In-court testimony that includes statements made outside of court may be considered hearsay. Generally speaking, hearsay evidence is not admitted in cases that take place in Virginia or other states. However, there are scenarios in which it may be allowed to be heard and considered by a jury. For instance, if a person made a statement to a medical professional at the scene of a crash or some other crime scene, that information could be used in a legal proceeding.
Documents may also be accepted as evidence in a trial even though the information that they contain could be considered hearsay. The same is true as it relates to statements related to a person’s reputation.

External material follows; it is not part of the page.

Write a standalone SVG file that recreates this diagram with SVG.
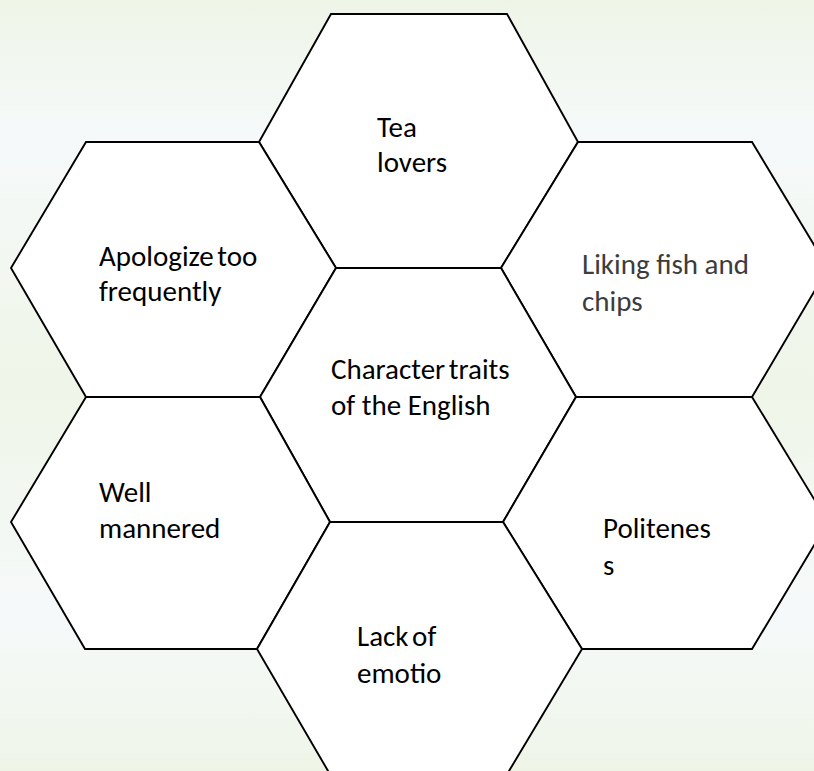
<svg xmlns="http://www.w3.org/2000/svg" width="814" height="771" viewBox="0 0 814 771">
  <defs>
    <!-- soft banded page background -->
    <linearGradient id="bg" x1="0" y1="0" x2="0" y2="1">
      <stop offset="0" stop-color="#EEF5E7"/>
      <stop offset="0.18" stop-color="#F6F9FA"/>
      <stop offset="0.5" stop-color="#EFF5E8"/>
      <stop offset="0.8" stop-color="#F6F9FA"/>
      <stop offset="1" stop-color="#EEF5E7"/>
    </linearGradient>
    <style>
      .hex { fill: #FFFFFF; stroke: #000000; stroke-width: 1.9; stroke-linejoin: miter; }
      .lbl { font-family: Carlito, Lato, "Liberation Sans", sans-serif; font-size: 29px; fill: #000000; }
      .grey { fill: #3C3C3C; }
      .tight { word-spacing: -3px; }
    </style>
  </defs>

  <rect x="0" y="0" width="814" height="771" fill="url(#bg)"/>

  <g id="tea-lovers">
    <polygon class="hex" points="331,14 507,14 578,142 501,268 336,268 259,142"/>
    <text class="lbl" x="377" y="137">Tea</text>
    <text class="lbl" x="377" y="172">lovers</text>
  </g>

  <g id="apologize">
    <polygon class="hex" points="86,142 259,142 336,268 260,397 86,397 11,268"/>
    <text class="lbl tight" x="99" y="266">Apologize too</text>
    <text class="lbl" x="99" y="301">frequently</text>
  </g>

  <g id="fish-and-chips">
    <polygon class="hex" points="578,142 752,142 828,268 752,397 576,397 501,268"/>
    <text class="lbl grey" x="582" y="274">Liking fish and</text>
    <text class="lbl grey" x="582" y="311">chips</text>
  </g>

  <g id="character-traits">
    <polygon class="hex" points="336,268 501,268 576,397 503,522 330,522 260,397"/>
    <text class="lbl tight" x="331" y="379">Character traits</text>
    <text class="lbl" x="331" y="415">of the English</text>
  </g>

  <g id="well-mannered">
    <polygon class="hex" points="86,397 260,397 330,522 257,649 85,649 11,522"/>
    <text class="lbl" x="99" y="502">Well</text>
    <text class="lbl" x="99" y="538">mannered</text>
  </g>

  <g id="politeness">
    <polygon class="hex" points="576,397 752,397 828,522 752,649 582,649 503,522"/>
    <text class="lbl" x="603" y="538">Politenes</text>
    <text class="lbl" x="603" y="575">s</text>
  </g>

  <g id="lack-of-emotion">
    <polygon class="hex" points="330,522 503,522 582,649 506,776 331,776 257,649"/>
    <text class="lbl tight" x="357" y="646">Lack of</text>
    <text class="lbl" x="357" y="683">emotio</text>
  </g>
</svg>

As a general rule, evidence can be introduced that would allow justice to be properly served or that would help to prove a material fact.
Finally, hearsay evidence may be introduced in a courtroom proceeding if an individual is unable to testify. This could be the case if a person refuses to testify, can’t remember what happened or has passed away. Individuals may also be unable to participate in a trial because of a mental illness or because they can’t be found. If this happens, a person’s former statements or statements made against his or her own interest can be introduced as evidence in a matter.
Individuals who are charged with DUI, burglary or other crimes may benefit from retaining an attorney. Legal counsel could help prevent hearsay or other types of evidence from being presented to a jury. This may make it easier to negotiate a plea deal or have a case dropped entirely. If a case is dropped, it might be possible to have a charge expunged.